The narrator recounts the story of an American teacher who, in 1987, takes a job as an au pair in the English countryside to escape her own past. What at first seems like an idyllic life watching over two precocious children slowly, like a frog in boiling water, becomes a living nightmare.
Each of the series' nine episodes isn't formally distributed to the various characters. Instead, each chapter focuses on a different aspect of the past, whether it's young Miles' attempts at getting sent home from boarding school, au pair Dani's journey from America to Britain, or even the previous au pair Miss Jessel's unfortunate death. Each of these are explored through the narrative frame as if they were memories.
The Haunting of Bly Manor is probably Netflix's most thematically driven original series. Almost every scene and shot is informed by the show's mission to explore grief, memory, and escapism. Every character's loss is dealt with in a different way — faith, denial, or, in extreme cases, conversing with the dead.
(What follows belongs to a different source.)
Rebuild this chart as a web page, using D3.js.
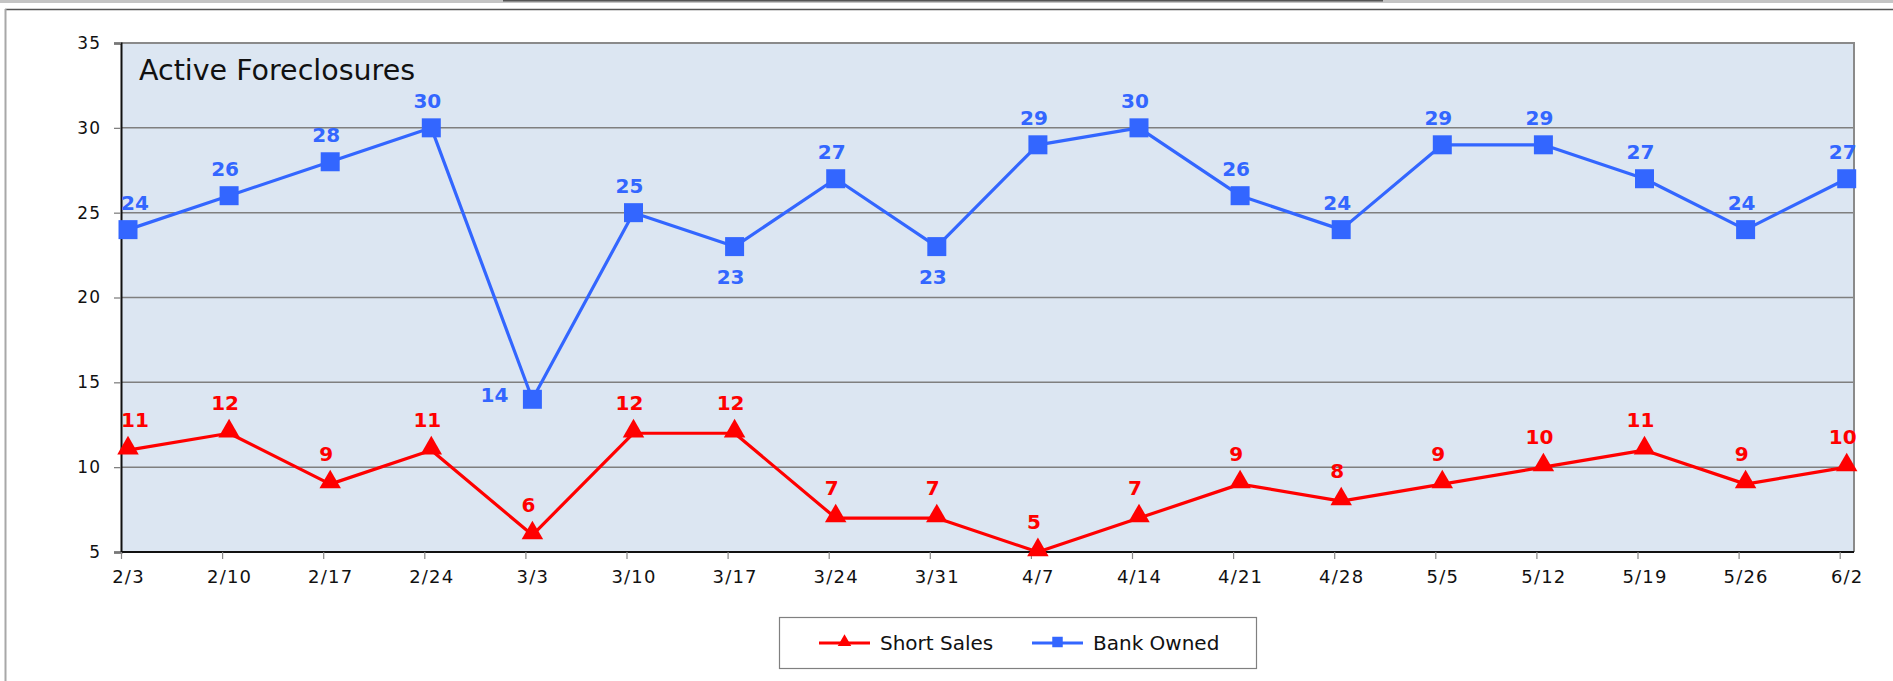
<!DOCTYPE html>
<html>
<head>
<meta charset="utf-8">
<script src="https://cdn.jsdelivr.net/npm/d3@7"></script>
<style>
  body { margin: 0; background: #fff; }
  svg { display: block; font-family: "DejaVu Sans", sans-serif; }
</style>
</head>
<body>
<div id="chart"></div>
<script>
// Chart data
const dates = ["2/3", "2/10", "2/17", "2/24", "3/3", "3/10", "3/17", "3/24", "3/31",
               "4/7", "4/14", "4/21", "4/28", "5/5", "5/12", "5/19", "5/26", "6/2"];
const shortSales = [11, 12, 9, 11, 6, 12, 12, 7, 7, 5, 7, 9, 8, 9, 10, 11, 9, 10];
const bankOwned = [24, 26, 28, 30, 14, 25, 23, 27, 23, 29, 30, 26, 24, 29, 29, 27, 24, 27];
const yTicks = [5, 10, 15, 20, 25, 30, 35];

// Layout constants
const WIDTH = 1893;
const HEIGHT = 681;
const PLOT = {left: 121, right: 1854, top: 43, bottom: 552};
const TICK_STEP = 101.1;   // distance between category ticks
const POINT_SHIFT = 7;     // markers sit slightly right of their tick
const COLOUR_RED = "#ff0000";
const COLOUR_BLUE = "#3366ff";
const COLOUR_PLOT = "#dce6f2";
const COLOUR_GRID = "#7f7f7f";
const FONT = "DejaVu Sans, sans-serif";

let svg = d3.select("#chart")
            .append("svg")
            .attr("width", WIDTH)
            .attr("height", HEIGHT);

// outer frame bits
svg.append("rect").attr("x", 0).attr("y", 0).attr("width", WIDTH).attr("height", 3).attr("fill", "#c4c4c4");
svg.append("rect").attr("x", 503).attr("y", 0).attr("width", 880).attr("height", 1.5).attr("fill", "#555");
svg.append("line").attr("x1", 5).attr("x2", WIDTH).attr("y1", 9.5).attr("y2", 9.5)
   .attr("stroke", "#555").attr("stroke-width", 1.5);
svg.append("line").attr("x1", 5.5).attr("x2", 5.5).attr("y1", 9).attr("y2", HEIGHT)
   .attr("stroke", "#a8a8a8").attr("stroke-width", 2);

// Scales
let x = d3.scalePoint()
          .domain(dates)
          .range([PLOT.left, PLOT.left + TICK_STEP * (dates.length - 1)]);

let y = d3.scaleLinear()
          .domain([5, 35])
          .range([PLOT.bottom, PLOT.top]);

let px = d => x(d) + POINT_SHIFT;

// plot background
svg.append("rect")
   .attr("x", PLOT.left).attr("y", PLOT.top)
   .attr("width", PLOT.right - PLOT.left).attr("height", PLOT.bottom - PLOT.top)
   .attr("fill", COLOUR_PLOT);

// gridlines
svg.append("g")
   .selectAll("line")
   .data(yTicks.slice(1, -1))
   .join("line")
   .attr("x1", PLOT.left).attr("x2", PLOT.right)
   .attr("y1", d => y(d)).attr("y2", d => y(d))
   .attr("stroke", COLOUR_GRID)
   .attr("stroke-width", 1.5);

// top and right border
svg.append("path")
   .attr("d", `M${PLOT.left},${PLOT.top}H${PLOT.right}V${PLOT.bottom}`)
   .attr("fill", "none")
   .attr("stroke", "#8a8a8a")
   .attr("stroke-width", 2);

// Axes
let yAxis = d3.axisLeft(y).tickValues(yTicks).tickSize(7).tickPadding(13);
let gy = svg.append("g")
            .attr("transform", `translate(${PLOT.left},0)`)
            .call(yAxis);
gy.select(".domain").attr("stroke", "#111").attr("stroke-width", 2);
gy.selectAll(".tick line").attr("stroke", "#777").attr("stroke-width", 1.2);
gy.selectAll(".tick text")
  .attr("font-size", 17).attr("letter-spacing", 1).attr("fill", "#111")
  .attr("font-family", FONT);

let xAxis = d3.axisBottom(x).tickSize(7).tickSizeOuter(0).tickPadding(11);
let gx = svg.append("g")
            .attr("transform", `translate(0,${PLOT.bottom})`)
            .call(xAxis);
gx.select(".domain").attr("d", `M${PLOT.left},0H${PLOT.right}`)
  .attr("stroke", "#111").attr("stroke-width", 2);
gx.selectAll(".tick line").attr("stroke", "#888").attr("stroke-width", 1.2);
// category labels are centred on the markers, not the ticks
gx.selectAll(".tick text")
  .attr("x", POINT_SHIFT)
  .attr("font-size", 18).attr("letter-spacing", 1.2).attr("fill", "#111")
  .attr("font-family", FONT);

// Title
svg.append("text")
   .attr("x", 139).attr("y", 80)
   .attr("font-size", 28.5)
   .attr("fill", "#111")
   .text("Active Foreclosures");

// Lines
let line = values => d3.line()
                        .x((d, i) => px(dates[i]))
                        .y(d => y(d))(values);

svg.append("path")
   .attr("d", line(bankOwned))
   .attr("fill", "none")
   .attr("stroke", COLOUR_BLUE)
   .attr("stroke-width", 3.2)
   .attr("stroke-linejoin", "round");

svg.append("path")
   .attr("d", line(shortSales))
   .attr("fill", "none")
   .attr("stroke", COLOUR_RED)
   .attr("stroke-width", 3.2)
   .attr("stroke-linejoin", "round");

// Markers
let square = d3.symbol().type(d3.symbolSquare).size(19 * 19);
let triangle = d3.symbol().type(d3.symbolTriangle).size(200);

svg.append("g")
   .selectAll("path")
   .data(bankOwned)
   .join("path")
   .attr("d", square)
   .attr("transform", (d, i) => `translate(${px(dates[i])},${y(d)})`)
   .attr("fill", COLOUR_BLUE);

svg.append("g")
   .selectAll("path")
   .data(shortSales)
   .join("path")
   .attr("d", triangle)
   .attr("transform", (d, i) => `translate(${px(dates[i])},${y(d) - 2})`)
   .attr("fill", COLOUR_RED);

// Data labels
// a few blue labels sit below / left of the point to dodge the line
const blueBelow = new Set(["3/17", "3/31"]);
const blueLeft = new Set(["3/3"]);
// first labels get pushed inside the plot area
let labelX = i => Math.max(px(dates[i]) - 4, PLOT.left + 14);

svg.append("g")
   .selectAll("text")
   .data(bankOwned)
   .join("text")
   .attr("x", (d, i) => blueLeft.has(dates[i]) ? px(dates[i]) - 24 : labelX(i))
   .attr("y", (d, i) => {
       if (blueBelow.has(dates[i])) return y(d) + 37;
       if (blueLeft.has(dates[i])) return y(d) + 3;
       return y(d) - 20;
   })
   .attr("text-anchor", (d, i) => blueLeft.has(dates[i]) ? "end" : "middle")
   .attr("font-size", 20)
   .attr("font-weight", 700)
   .attr("fill", COLOUR_BLUE)
   .text(d => d);

svg.append("g")
   .selectAll("text")
   .data(shortSales)
   .join("text")
   .attr("x", (d, i) => labelX(i))
   .attr("y", d => y(d) - 23)
   .attr("text-anchor", "middle")
   .attr("font-size", 20)
   .attr("font-weight", 700)
   .attr("fill", COLOUR_RED)
   .text(d => d);

// Legend
let legend = svg.append("g");
legend.append("rect")
      .attr("x", 779.5).attr("y", 617.5)
      .attr("width", 477).attr("height", 51)
      .attr("fill", "#fff")
      .attr("stroke", "#808080")
      .attr("stroke-width", 1.2);

const legendItems = [
    {name: "Short Sales", colour: COLOUR_RED, symbol: d3.symbol().type(d3.symbolTriangle).size(80), x0: 819},
    {name: "Bank Owned", colour: COLOUR_BLUE, symbol: d3.symbol().type(d3.symbolSquare).size(110), x0: 1032}
];

legendItems.forEach(item => {
    let g = legend.append("g").attr("transform", `translate(${item.x0},643)`);
    g.append("line").attr("x1", 0).attr("x2", 51).attr("y1", 0).attr("y2", 0)
     .attr("stroke", item.colour).attr("stroke-width", 3);
    g.append("path").attr("d", item.symbol()).attr("transform", "translate(25.5,-1)")
     .attr("fill", item.colour);
    g.append("text").attr("x", 61).attr("y", 7)
     .attr("font-size", 20).attr("fill", "#111")
     .text(item.name);
});
</script>
</body>
</html>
These themes build over the course of the series until they reach a boiling point in an episode that almost completely abandons the 1987 story altogether. It’s a risk, but it completely pays off. A “standalone” episode can make or break a series, and the one included in Bly Manor can stand with Castle Rock’s “The Queen” or Bojack Horseman’s “Free Churro” among the best ever written.
While there are scares galore (though only one true jumpscare), at its conclusion, Bly Manor is a love story. Sometimes the love is twisted and unhealthy, sometimes it's familial, sometimes it's forbidden, but every story is about love's stubborn way of sticking around.
Unlike 90 percent of drama TV series involving children, the child actors nimbly tread the fine line between believable and adorable, even when they're supposed to be acting like adults. The rest of the cast plays every line with a haunting paranoia, and it's a delight to watch.
The main takeaway from Haunting of Bly Manor is how we treat our own memories. Do we revisit them as a coping mechanism or as an unhealthy escape? Are they something to be tucked away or a source of comfort to run away? What happens when those memories fade?
In one scene, the manor's resident chef, Owen, discusses his mother, who's suffering from dementia, saying she's been gone for a long time. This kind of gradual fade is where most of the scares in Bly Manor lie. What do you do when you know, in the end, you are going to be forgotten? At the end of it all, only one thing is left: stories, like the one framing the entire show. The ending is hard-won, and it's a heartfelt tearjerker.
The Haunting of Bly Manor isn't your average horror series. It's something you realize isn't scary until it's three hours later when you're still contemplating your own mortality. It's also so saturated in love, found family, and joy that you don't really mind the memento mori. As long as you have the moment.
The Haunting of Bly Manor premieres on Netflix October 9.